# How do I restore the original icons on android 7? [Solved]



## P4-630 (Mar 14, 2017)

As the title says.

I just upgraded to android 7 on my Galaxy S7.
All went good but I don't like the square'ish white icons surrounding my whatsapp icon and other icons on my homescreen and in the apps.

Can I remove this square'ish white icons from the original icons?

It looks if there are 2 icons stacked on top of each other now... (there aren't though)


Thanks!


----------



## IceScreamer (Mar 14, 2017)

It's the default icon view on Nougat, as far as I know you can't change it back to Marshmallow/Lollipop icons without using an icon pack.


----------



## P4-630 (Mar 14, 2017)

IceScreamer said:


> It's the default icon view on Nougat, as far as I know you can't change it back to Marshmallow/Lollipop icons without using an icon pack.



Yeah I just checked these "icon themes"...
I picked a theme and I needed a samsung account for it..

I guess I leave it as is then, have to get used to it.

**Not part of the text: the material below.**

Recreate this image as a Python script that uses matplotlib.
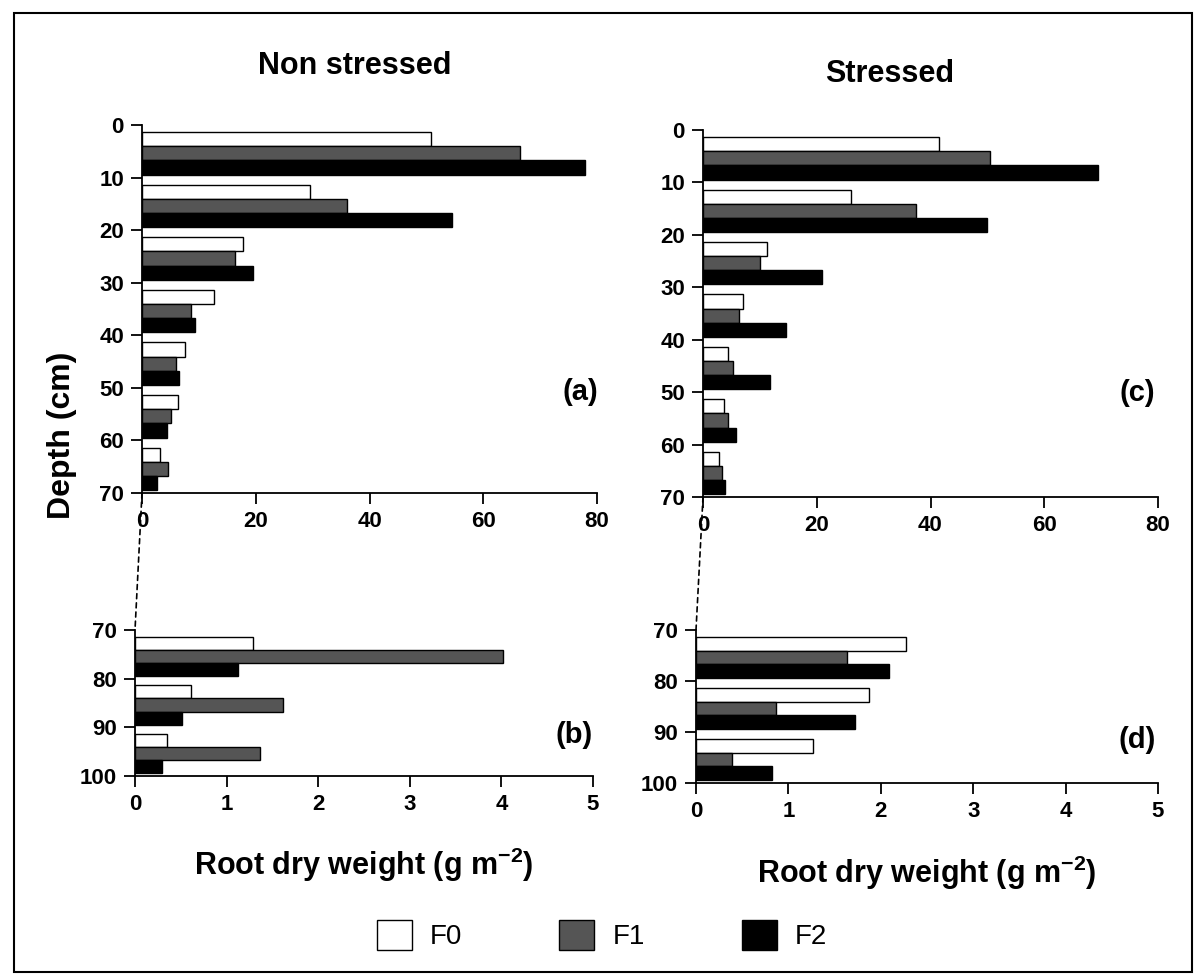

I hope they restore back to the original icons with a next android update...


----------



## qubit (Mar 14, 2017)

Try asking your question over at https://www.xda-developers.com

There are some real Android experts on there who can likely help you.


----------



## IceScreamer (Mar 14, 2017)

P4-630 said:


> Yeah I just checked these "icon themes"...
> I picked a theme and I needed a samsung account for it..
> 
> I guess I leave it as is then, have to get used to it.
> ...


What I would strongly suggest is you install a custom launcher, something like Nova Launcher or Apex, that way you can set up your dock or desktop any way you like it, add icon packs from play store, gestures etc and it can feel a bit smoother than stock launcher.


----------



## P4-630 (Mar 14, 2017)

Ok I got it resolved, I found out that I already had created a samsung account years ago......

I just installed a (free) icon pack and my main app icons are mostly back to normal now.


----------